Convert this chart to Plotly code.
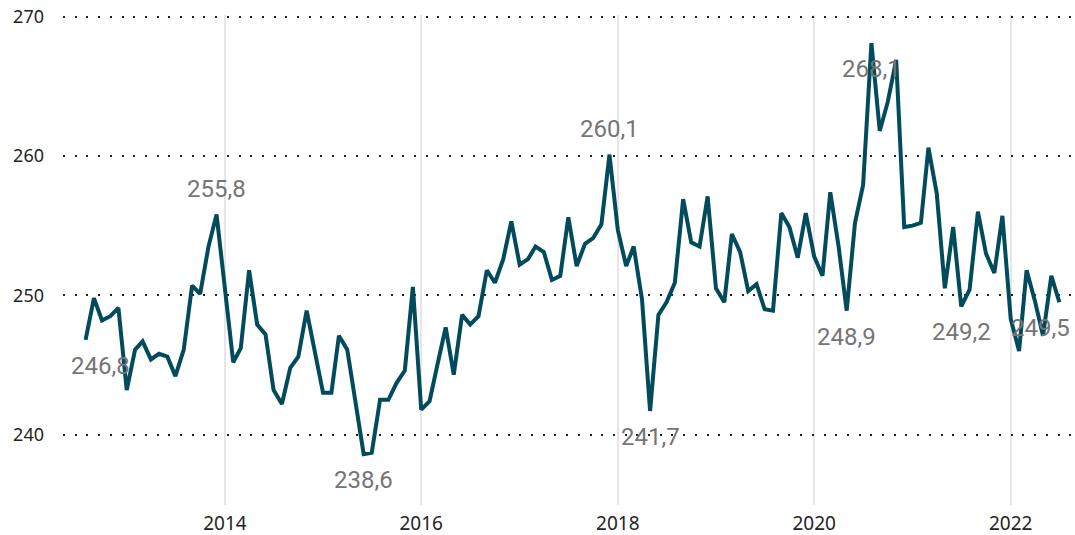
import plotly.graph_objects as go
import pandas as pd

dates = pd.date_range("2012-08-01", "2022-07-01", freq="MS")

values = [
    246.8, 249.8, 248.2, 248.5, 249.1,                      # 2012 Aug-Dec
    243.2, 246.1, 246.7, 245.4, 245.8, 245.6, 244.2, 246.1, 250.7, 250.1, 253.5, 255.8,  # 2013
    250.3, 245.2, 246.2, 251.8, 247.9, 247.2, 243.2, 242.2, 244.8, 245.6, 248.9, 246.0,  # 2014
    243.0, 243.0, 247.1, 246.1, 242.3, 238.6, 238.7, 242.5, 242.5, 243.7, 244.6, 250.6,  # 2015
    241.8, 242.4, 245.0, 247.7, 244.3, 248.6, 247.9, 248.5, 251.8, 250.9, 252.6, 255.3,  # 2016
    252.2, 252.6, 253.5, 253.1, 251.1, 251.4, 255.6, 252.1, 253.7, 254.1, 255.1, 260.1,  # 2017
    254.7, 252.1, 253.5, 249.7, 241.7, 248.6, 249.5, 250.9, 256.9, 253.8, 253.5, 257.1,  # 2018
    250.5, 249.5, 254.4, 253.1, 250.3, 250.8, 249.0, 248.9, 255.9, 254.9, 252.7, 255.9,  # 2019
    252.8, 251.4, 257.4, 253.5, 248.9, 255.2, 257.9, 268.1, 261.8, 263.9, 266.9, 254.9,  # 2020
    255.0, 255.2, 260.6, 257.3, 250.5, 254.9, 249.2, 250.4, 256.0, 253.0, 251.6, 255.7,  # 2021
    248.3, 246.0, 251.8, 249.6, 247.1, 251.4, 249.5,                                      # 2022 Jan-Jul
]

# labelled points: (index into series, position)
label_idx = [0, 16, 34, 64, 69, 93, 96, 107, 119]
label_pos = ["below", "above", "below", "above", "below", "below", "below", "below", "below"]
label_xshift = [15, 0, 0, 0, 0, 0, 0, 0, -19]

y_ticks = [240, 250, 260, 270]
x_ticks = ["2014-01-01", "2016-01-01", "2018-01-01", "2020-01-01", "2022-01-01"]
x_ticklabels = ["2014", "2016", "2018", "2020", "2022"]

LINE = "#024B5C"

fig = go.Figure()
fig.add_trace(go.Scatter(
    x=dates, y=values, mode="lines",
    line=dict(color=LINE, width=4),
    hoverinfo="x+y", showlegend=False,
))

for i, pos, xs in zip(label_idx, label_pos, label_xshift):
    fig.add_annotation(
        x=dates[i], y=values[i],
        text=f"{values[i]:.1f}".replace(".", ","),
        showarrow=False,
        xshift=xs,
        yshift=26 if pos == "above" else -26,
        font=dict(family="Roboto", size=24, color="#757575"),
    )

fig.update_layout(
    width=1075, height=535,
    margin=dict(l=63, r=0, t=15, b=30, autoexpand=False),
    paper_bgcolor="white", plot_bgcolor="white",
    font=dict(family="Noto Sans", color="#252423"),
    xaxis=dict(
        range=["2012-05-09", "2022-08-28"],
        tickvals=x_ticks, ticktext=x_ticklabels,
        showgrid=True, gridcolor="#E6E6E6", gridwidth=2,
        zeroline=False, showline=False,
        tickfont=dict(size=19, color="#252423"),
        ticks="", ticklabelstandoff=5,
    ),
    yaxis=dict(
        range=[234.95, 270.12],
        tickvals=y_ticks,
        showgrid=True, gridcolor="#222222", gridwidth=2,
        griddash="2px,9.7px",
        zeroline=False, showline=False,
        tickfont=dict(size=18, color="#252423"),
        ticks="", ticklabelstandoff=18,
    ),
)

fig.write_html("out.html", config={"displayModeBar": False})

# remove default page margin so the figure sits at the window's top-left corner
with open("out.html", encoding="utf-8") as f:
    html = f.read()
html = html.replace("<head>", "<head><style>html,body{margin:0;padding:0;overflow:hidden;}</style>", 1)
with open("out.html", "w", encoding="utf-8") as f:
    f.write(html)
· · ·
WORK TO COMPLETE |
All of the data above should be quoted exactly, except for the pictures.

EXERCISE RESPONSE |
Convert this chart to Plotly code.
import plotly.graph_objects as go
import pandas as pd

dates = pd.date_range("2012-08-01", "2022-07-01", freq="MS")

values = [
    246.8, 249.8, 248.2, 248.5, 249.1,                      # 2012 Aug-Dec
    243.2, 246.1, 246.7, 245.4, 245.8, 245.6, 244.2, 246.1, 250.7, 250.1, 253.5, 255.8,  # 2013
    250.3, 245.2, 246.2, 251.8, 247.9, 247.2, 243.2, 242.2, 244.8, 245.6, 248.9, 246.0,  # 2014
    243.0, 243.0, 247.1, 246.1, 242.3, 238.6, 238.7, 242.5, 242.5, 243.7, 244.6, 250.6,  # 2015
    241.8, 242.4, 245.0, 247.7, 244.3, 248.6, 247.9, 248.5, 251.8, 250.9, 252.6, 255.3,  # 2016
    252.2, 252.6, 253.5, 253.1, 251.1, 251.4, 255.6, 252.1, 253.7, 254.1, 255.1, 260.1,  # 2017
    254.7, 252.1, 253.5, 249.7, 241.7, 248.6, 249.5, 250.9, 256.9, 253.8, 253.5, 257.1,  # 2018
    250.5, 249.5, 254.4, 253.1, 250.3, 250.8, 249.0, 248.9, 255.9, 254.9, 252.7, 255.9,  # 2019
    252.8, 251.4, 257.4, 253.5, 248.9, 255.2, 257.9, 268.1, 261.8, 263.9, 266.9, 254.9,  # 2020
    255.0, 255.2, 260.6, 257.3, 250.5, 254.9, 249.2, 250.4, 256.0, 253.0, 251.6, 255.7,  # 2021
    248.3, 246.0, 251.8, 249.6, 247.1, 251.4, 249.5,                                      # 2022 Jan-Jul
]

# labelled points: (index into series, position)
label_idx = [0, 16, 34, 64, 69, 93, 96, 107, 119]
label_pos = ["below", "above", "below", "above", "below", "below", "below", "below", "below"]
label_xshift = [15, 0, 0, 0, 0, 0, 0, 0, -19]

y_ticks = [240, 250, 260, 270]
x_ticks = ["2014-01-01", "2016-01-01", "2018-01-01", "2020-01-01", "2022-01-01"]
x_ticklabels = ["2014", "2016", "2018", "2020", "2022"]

LINE = "#024B5C"

fig = go.Figure()
fig.add_trace(go.Scatter(
    x=dates, y=values, mode="lines",
    line=dict(color=LINE, width=4),
    hoverinfo="x+y", showlegend=False,
))

for i, pos, xs in zip(label_idx, label_pos, label_xshift):
    fig.add_annotation(
        x=dates[i], y=values[i],
        text=f"{values[i]:.1f}".replace(".", ","),
        showarrow=False,
        xshift=xs,
        yshift=26 if pos == "above" else -26,
        font=dict(family="Roboto", size=24, color="#757575"),
    )

fig.update_layout(
    width=1075, height=535,
    margin=dict(l=63, r=0, t=15, b=30, autoexpand=False),
    paper_bgcolor="white", plot_bgcolor="white",
    font=dict(family="Noto Sans", color="#252423"),
    xaxis=dict(
        range=["2012-05-09", "2022-08-28"],
        tickvals=x_ticks, ticktext=x_ticklabels,
        showgrid=True, gridcolor="#E6E6E6", gridwidth=2,
        zeroline=False, showline=False,
        tickfont=dict(size=19, color="#252423"),
        ticks="", ticklabelstandoff=5,
    ),
    yaxis=dict(
        range=[234.95, 270.12],
        tickvals=y_ticks,
        showgrid=True, gridcolor="#222222", gridwidth=2,
        griddash="2px,9.7px",
        zeroline=False, showline=False,
        tickfont=dict(size=18, color="#252423"),
        ticks="", ticklabelstandoff=18,
    ),
)

fig.write_html("out.html", config={"displayModeBar": False})

# remove default page margin so the figure sits at the window's top-left corner
with open("out.html", encoding="utf-8") as f:
    html = f.read()
html = html.replace("<head>", "<head><style>html,body{margin:0;padding:0;overflow:hidden;}</style>", 1)
with open("out.html", "w", encoding="utf-8") as f:
    f.write(html)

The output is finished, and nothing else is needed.